Volta ao Mundo em Livros: Irlanda do Norte – Milkman

Um livro que foi muito recomendado por amigos foi o representante da Irlanda do Norte, Milkman, de Anna Burns. O livro ganhou o Booker Prize em 2018, e foi muito amado pelo júri e alguns críticos, mas considerado difícil demais por outros.

A narradora do livro é uma jovem de 18 anos, vivendo na Irlanda do Norte durante the troubles. Só que nem o que está acontecendo com o país nem a cidade tem nome, ao invés ela fala de “renouncers”, o lado em que “the only time you’d call the police in my area would be if you were going to shoot them”, e “defenders of the state”, e nós presumimos que são os apoiadores do IRA e a polícia. Tudo ficou politizado onde ela mora, e existem as “nossas lojas” e as “lojas deles” – “The right butter. The wrong butter. The tea of allegiance. The tea of betrayal.” Os personagens também não tem nome. Ela quase sempre é referida como irmã do meio, e fala da família da mesma forma: a mãe, a primeira irmã, a segunda irmã, a terceira irmã, as irmãs pequenas, o primeiro cunhado, o terceiro irmão, etc. Além disso outros personagens que são importantes na narrativa também são chamados assim, como o talvez-namorado e a amiga há mais tempo.

Um dia a narradora está andando lendo um livro, como ela costuma fazer, quando um homem que todos chamam de Milkman lhe oferece uma carona. Ela sabe que ele é um dos homens mais poderosos entre os renouncers, e sente que não pode responder nada a isso, e pergunta como ela pode se sentir sob ataque se ele não encostou nela, nem a ameaçou. No dia seguinte, quando ela sai para correr, ele aparece e corre ao lado dela. Isso, e o conhecimento de que ele costuma assediar meninas novas, é o bastante para que a cidade inteira comece a espalhar rumores de que ela é sua nova amante. Até a mãe dela acredita, apesar da narradora sempre negar. Onde quer que ela vá, o Milkman está lá, e, na versão de todos, ela fez algo para pedir por isso, para atiçar um homem casado. Até em uma cena em que ela conversa com a amiga há mais tempo, alguém que ela esperava entendesse a situação, ela diz que a narradora chama demais a atenção por caminhar lendo.  

“Hold on a minute.
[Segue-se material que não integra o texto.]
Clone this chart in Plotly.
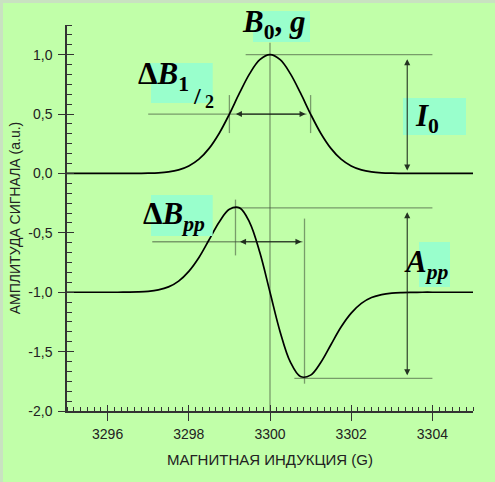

Are you saying it’s okay for him to go around with Semtex but not okay for me to read Jane Eyre in public?” “Longest friend” dismisses her. “Semtex isn’t unusual. It’s not not to be expected.”

O Milkman é uma ameaça constante. Quando ele a vê na rua, ele sempre menciona o talvez namorado, e logo depois menciona o segundo cunhado, que morreu em um atentado terrorista, com uma bomba no seu carro. Ela entende o que ele está dizendo. 

O enredo se passa em um lugar em que o violento se tornou normal, mas qualquer quebra das convenções rígidas, mesmo que pequena, é imperdoável. As pessoas já se acostumaram com atentados, ou com o fato de que o IRA tirou as placas das ruas, todas muito parecidas, para que a polícia se perca. A rua em que jovens casais moram sem se casarem parece um choque maior. A autora mostra o resultado de viver sempre com medo e desconfiança, não só da situação política, mas também do conformismo, do patriarcado e da religiosidade sufocante. Mas também existe o escrutínio incessante por respeitabilidade. E nessa parte, ele é muito familiar. O livro também tem momentos muito engraçados, especialmente por causa das irmãs mais novas, e isso realmente me surpreendeu. Quando um livro é frequentemente descrito como difícil, a gente imagina uma tarefa, mas ele foi um prazer de ler.

Ultimamente, eu tenho adorado uma série que se passa na Irlanda da mesma época e também foca nas experiências de meninas adolescentes, Derry Girls. A série é uma comédia leve, que tem um tom completamente diferente de Milkman, mas a popularidade dos dois me fez pensar como eles parecem tão novos e frescos porque as histórias de mulheres não eram contadas. Quando tentei pensar em representações culturais dos troubles, todas as que vieram a mente eram histórias de homens, como o próprio filme escolhido aqui na Volta ao Mundo para representar a Irlanda do Norte, Hunger. E ela mostra essa faceta diferente, traz um contexto novo ao período. Por isso foi um livro perfeito para representar o país.